→ What the task requires: Search the material below for the word "this". Copy every line that has it.

→ Task inputs:

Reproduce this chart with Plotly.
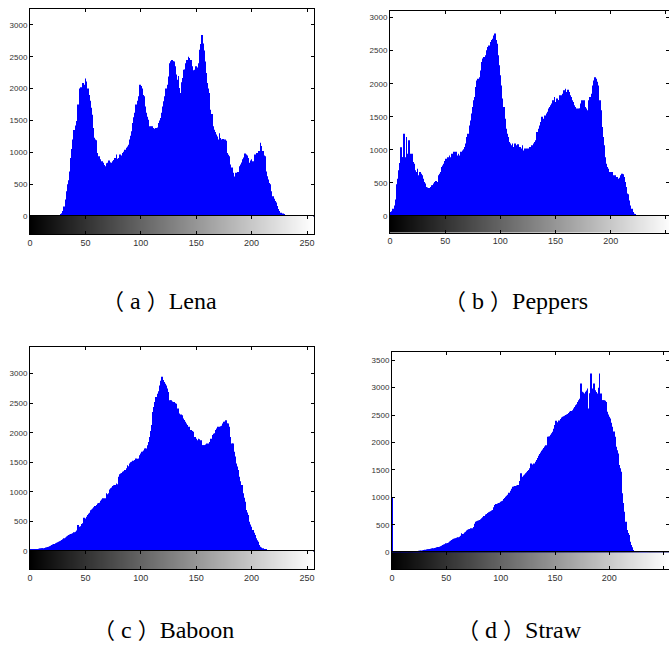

* * *

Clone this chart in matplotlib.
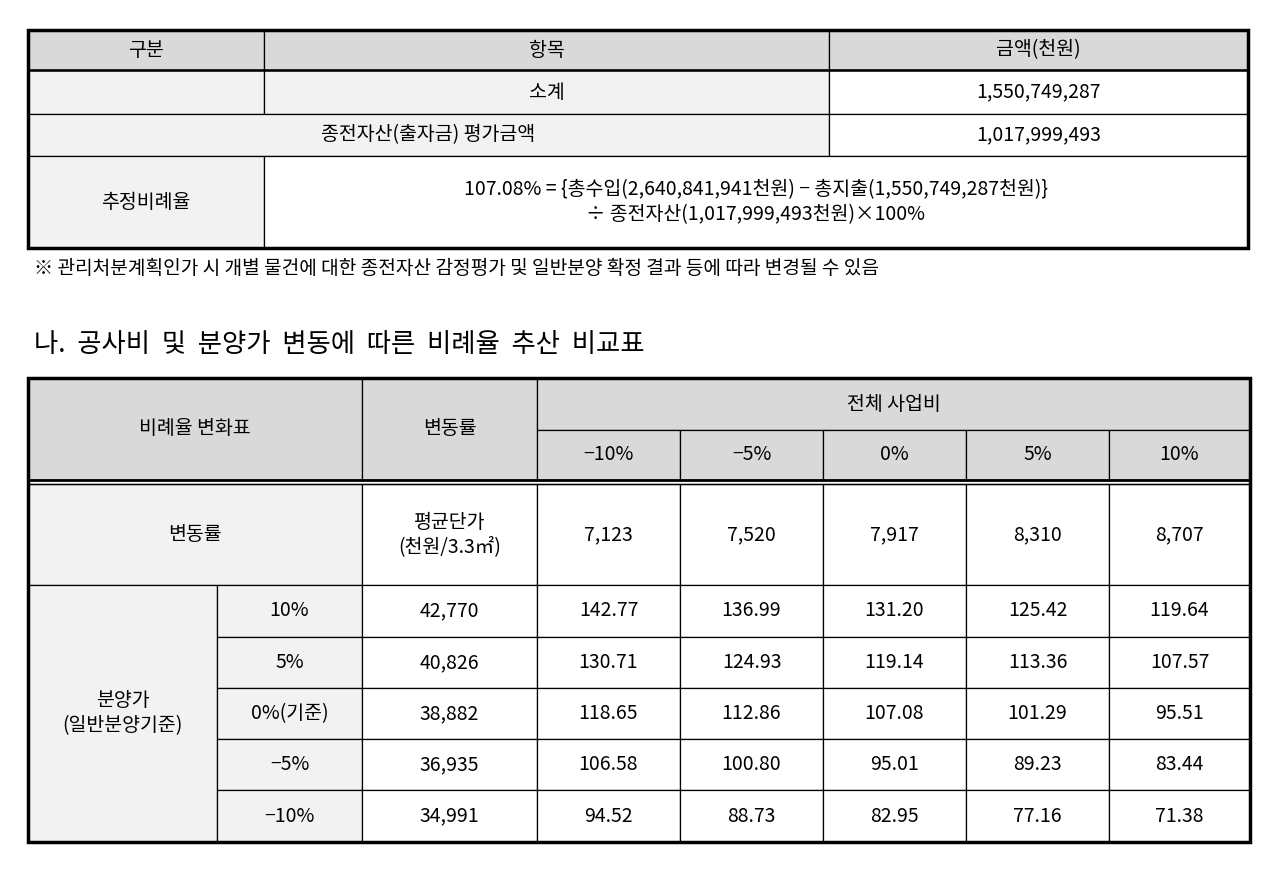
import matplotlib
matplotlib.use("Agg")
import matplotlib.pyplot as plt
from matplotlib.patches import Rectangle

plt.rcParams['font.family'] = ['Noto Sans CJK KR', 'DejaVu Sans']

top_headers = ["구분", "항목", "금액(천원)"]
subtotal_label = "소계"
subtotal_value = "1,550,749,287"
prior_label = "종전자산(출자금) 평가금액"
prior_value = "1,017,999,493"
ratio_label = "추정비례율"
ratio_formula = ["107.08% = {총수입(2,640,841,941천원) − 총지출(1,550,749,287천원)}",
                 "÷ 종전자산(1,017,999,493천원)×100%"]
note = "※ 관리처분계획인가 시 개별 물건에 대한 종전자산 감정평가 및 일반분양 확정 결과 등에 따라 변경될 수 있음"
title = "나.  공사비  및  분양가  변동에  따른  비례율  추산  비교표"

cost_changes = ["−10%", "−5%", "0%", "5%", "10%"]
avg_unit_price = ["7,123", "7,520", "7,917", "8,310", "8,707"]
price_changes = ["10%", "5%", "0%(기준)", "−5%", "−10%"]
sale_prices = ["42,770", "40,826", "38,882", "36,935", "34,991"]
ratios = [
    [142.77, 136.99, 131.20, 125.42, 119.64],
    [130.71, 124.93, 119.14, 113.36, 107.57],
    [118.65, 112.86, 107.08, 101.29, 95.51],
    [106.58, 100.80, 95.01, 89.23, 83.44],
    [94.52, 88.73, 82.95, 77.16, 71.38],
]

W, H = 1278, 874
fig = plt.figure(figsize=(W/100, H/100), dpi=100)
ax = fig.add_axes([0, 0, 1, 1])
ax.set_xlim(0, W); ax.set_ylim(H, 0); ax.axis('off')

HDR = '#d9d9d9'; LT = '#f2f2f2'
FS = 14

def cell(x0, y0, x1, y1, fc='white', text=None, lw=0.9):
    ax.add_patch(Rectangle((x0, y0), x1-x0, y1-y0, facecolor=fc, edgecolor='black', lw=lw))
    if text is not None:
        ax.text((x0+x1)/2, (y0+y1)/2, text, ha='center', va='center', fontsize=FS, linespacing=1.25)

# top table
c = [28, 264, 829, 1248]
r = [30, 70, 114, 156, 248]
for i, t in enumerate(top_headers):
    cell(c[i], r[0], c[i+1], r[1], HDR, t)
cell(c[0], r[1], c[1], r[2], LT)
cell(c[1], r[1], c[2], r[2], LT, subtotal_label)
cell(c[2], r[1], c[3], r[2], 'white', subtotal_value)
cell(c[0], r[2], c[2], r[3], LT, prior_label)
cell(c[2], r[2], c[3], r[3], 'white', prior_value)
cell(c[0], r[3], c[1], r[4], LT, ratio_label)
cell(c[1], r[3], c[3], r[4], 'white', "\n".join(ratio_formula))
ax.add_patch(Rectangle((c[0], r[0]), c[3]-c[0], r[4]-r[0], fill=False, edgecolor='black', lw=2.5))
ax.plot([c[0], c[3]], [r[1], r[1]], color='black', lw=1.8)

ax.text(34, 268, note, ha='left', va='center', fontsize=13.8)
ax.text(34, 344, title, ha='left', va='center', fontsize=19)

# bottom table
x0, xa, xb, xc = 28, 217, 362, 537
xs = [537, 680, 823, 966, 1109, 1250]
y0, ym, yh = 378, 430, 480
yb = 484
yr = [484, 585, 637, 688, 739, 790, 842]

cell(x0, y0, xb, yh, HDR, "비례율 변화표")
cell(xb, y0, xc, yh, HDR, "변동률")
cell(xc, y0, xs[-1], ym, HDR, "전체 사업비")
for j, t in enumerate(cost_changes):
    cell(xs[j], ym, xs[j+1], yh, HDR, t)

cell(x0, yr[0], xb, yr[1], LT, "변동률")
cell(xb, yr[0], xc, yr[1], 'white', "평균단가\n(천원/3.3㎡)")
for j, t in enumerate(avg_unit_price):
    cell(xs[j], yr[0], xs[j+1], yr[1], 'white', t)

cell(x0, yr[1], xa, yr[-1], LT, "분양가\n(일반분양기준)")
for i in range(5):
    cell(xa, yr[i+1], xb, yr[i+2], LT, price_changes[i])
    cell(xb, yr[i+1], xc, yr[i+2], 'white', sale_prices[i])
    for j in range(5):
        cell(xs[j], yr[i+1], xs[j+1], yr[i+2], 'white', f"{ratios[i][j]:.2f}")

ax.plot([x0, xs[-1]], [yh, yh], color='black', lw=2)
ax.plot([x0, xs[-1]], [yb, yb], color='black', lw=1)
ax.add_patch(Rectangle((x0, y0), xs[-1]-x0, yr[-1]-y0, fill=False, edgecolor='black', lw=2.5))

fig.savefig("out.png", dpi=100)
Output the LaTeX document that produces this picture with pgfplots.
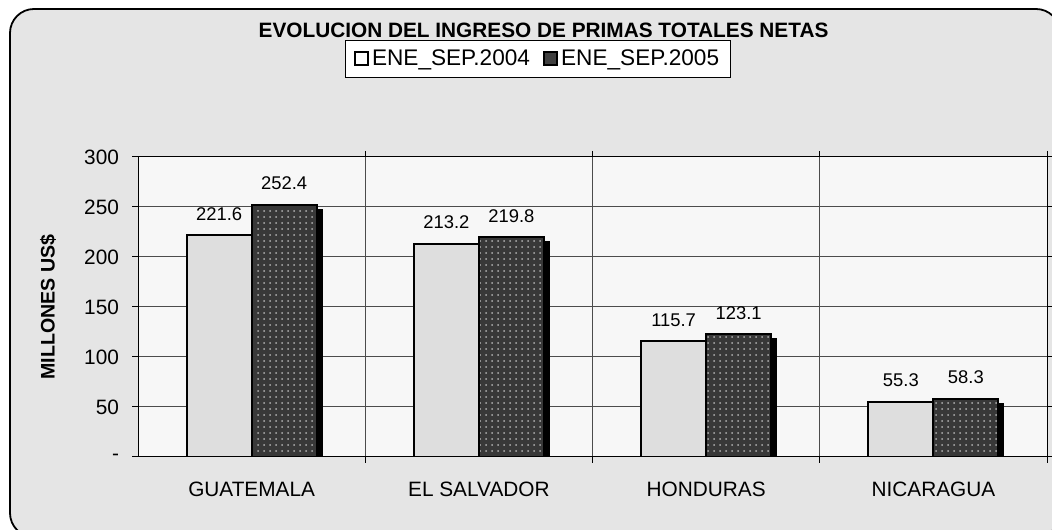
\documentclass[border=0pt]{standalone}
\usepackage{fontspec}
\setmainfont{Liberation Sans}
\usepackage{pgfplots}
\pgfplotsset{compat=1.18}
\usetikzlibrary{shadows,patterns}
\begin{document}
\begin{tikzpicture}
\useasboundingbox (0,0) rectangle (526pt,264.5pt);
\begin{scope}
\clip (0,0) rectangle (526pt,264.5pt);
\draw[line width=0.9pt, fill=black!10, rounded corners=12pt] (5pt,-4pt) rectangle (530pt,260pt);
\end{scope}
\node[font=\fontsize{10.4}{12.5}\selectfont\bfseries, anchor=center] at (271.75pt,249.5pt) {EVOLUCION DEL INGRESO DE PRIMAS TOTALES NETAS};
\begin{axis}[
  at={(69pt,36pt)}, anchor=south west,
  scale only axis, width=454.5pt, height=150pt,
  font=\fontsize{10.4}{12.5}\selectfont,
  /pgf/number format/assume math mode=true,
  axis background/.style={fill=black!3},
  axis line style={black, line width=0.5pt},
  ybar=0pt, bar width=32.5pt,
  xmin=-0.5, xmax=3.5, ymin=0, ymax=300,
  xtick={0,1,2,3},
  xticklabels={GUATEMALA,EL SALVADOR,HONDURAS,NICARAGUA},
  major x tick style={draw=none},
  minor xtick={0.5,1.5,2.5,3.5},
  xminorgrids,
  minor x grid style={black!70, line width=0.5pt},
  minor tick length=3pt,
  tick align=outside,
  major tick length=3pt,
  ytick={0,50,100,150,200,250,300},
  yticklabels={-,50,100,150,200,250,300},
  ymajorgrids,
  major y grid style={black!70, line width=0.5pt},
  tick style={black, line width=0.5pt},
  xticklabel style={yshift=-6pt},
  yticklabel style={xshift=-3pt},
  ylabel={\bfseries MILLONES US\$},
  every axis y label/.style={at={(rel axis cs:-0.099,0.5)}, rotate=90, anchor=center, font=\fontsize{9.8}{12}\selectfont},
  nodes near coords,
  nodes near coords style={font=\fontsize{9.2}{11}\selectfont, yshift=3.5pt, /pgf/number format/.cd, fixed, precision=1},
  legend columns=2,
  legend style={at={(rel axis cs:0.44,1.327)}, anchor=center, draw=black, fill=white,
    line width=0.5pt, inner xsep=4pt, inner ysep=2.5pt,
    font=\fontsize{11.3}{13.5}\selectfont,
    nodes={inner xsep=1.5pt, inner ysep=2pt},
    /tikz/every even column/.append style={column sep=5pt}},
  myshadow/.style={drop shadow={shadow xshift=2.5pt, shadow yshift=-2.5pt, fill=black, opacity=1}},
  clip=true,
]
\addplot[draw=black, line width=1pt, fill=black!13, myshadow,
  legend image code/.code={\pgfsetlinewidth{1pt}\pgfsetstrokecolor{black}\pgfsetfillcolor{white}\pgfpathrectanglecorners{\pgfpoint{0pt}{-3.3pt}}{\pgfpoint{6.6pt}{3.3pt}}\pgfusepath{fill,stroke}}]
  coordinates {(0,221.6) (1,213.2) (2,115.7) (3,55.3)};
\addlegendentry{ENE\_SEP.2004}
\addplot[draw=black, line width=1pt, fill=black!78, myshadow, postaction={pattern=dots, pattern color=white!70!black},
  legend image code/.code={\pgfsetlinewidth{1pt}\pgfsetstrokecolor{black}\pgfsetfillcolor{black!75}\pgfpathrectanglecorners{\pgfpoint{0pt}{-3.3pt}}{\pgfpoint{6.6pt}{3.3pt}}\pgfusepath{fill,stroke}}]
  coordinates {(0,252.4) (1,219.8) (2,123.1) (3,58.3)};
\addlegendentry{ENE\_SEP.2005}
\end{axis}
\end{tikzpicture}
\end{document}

→ Complete answer:
Reproduce this chart with Plotly.
Clone this chart in matplotlib.
Output the LaTeX document that produces this picture with pgfplots.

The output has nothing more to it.